Case studies of orographic precipitation in the Brindabella Ranges: model evaluation and prospects for cloud seeding

Abstract

Recent confirmatory results in cloud seeding trials in the Australian Snowy Mountains have generated interest in performing similar experiments elsewhere. The Brindabella Ranges, which form the western border and catchment watershed of the Australian Capital Territory, share similarities in both climate and topography to the Snowy Mountains, so there is some prospect of conducting cloud seeding operations there. This paper presents an analysis of observations and high-resolution weather research and forecasting (WRF) model simulations of two wintertime storms from 2008 with the purpose of (1) evaluating the performance of the WRF model in simulating wintertime storms in the Australian alpine environment, and (2) investigating the nature of these storms from the perspective of cloud seeding research.

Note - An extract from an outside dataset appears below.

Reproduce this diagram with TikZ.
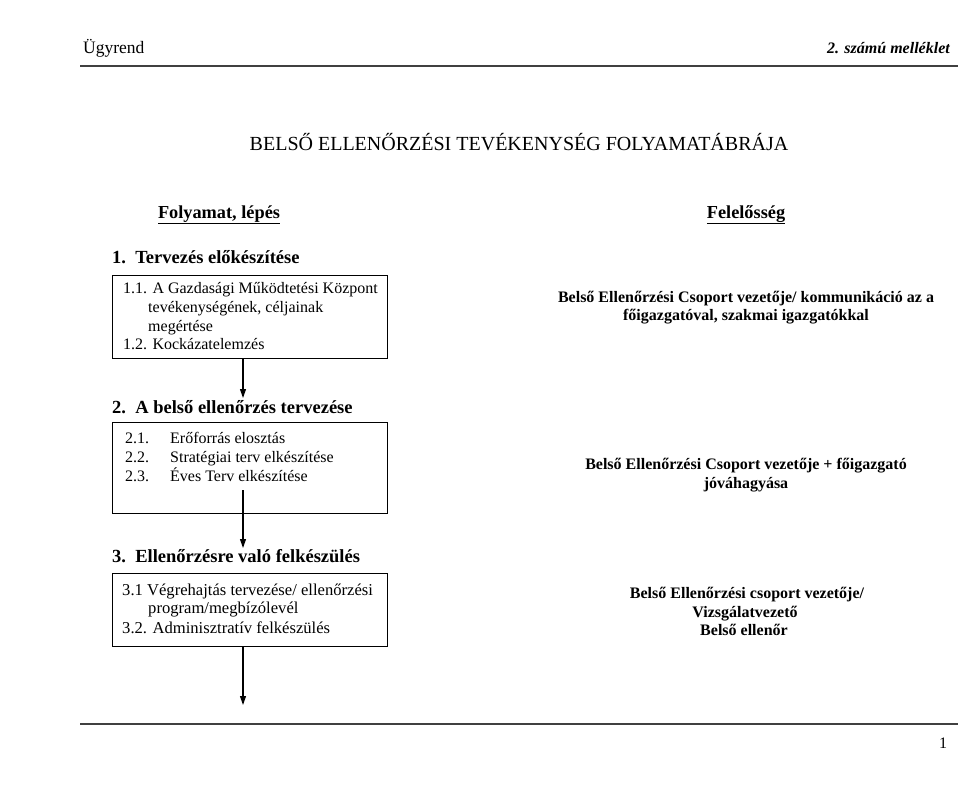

The WRF model results compare favourably with much of the meteorological data used. There was a tendency to simulate too much moisture in the lower levels, and as a result the simulated low-level cloud coverage was somewhat more extensive than observed. Precipitation amounts were generally well represented, but the paucity of the observational network in the Brindabella Ranges made a comprehensive evaluation impossible. Cloud liquid water path (LWP), observed with a mountain top dual-channel microwave radiometer, was surprisingly well represented by the WRF model, especially in the post-frontal conditions. Radar reflectivity in the analysis region showed significant differences upwind and downwind of the Brindabella Ranges, suggesting that the mountains played an important role in the modulation of precipitation structures. Both of the case study storms were characterised by extended periods with appreciable quantities of supercooled liquid water, which is central to the glaciogenic cloud seeding hypothesis. However, further research would need to be conducted to determine whether such conditions occur frequently enough to permit cloud seeding operations, and whether it would be feasible to target the catchment regions with seeding material.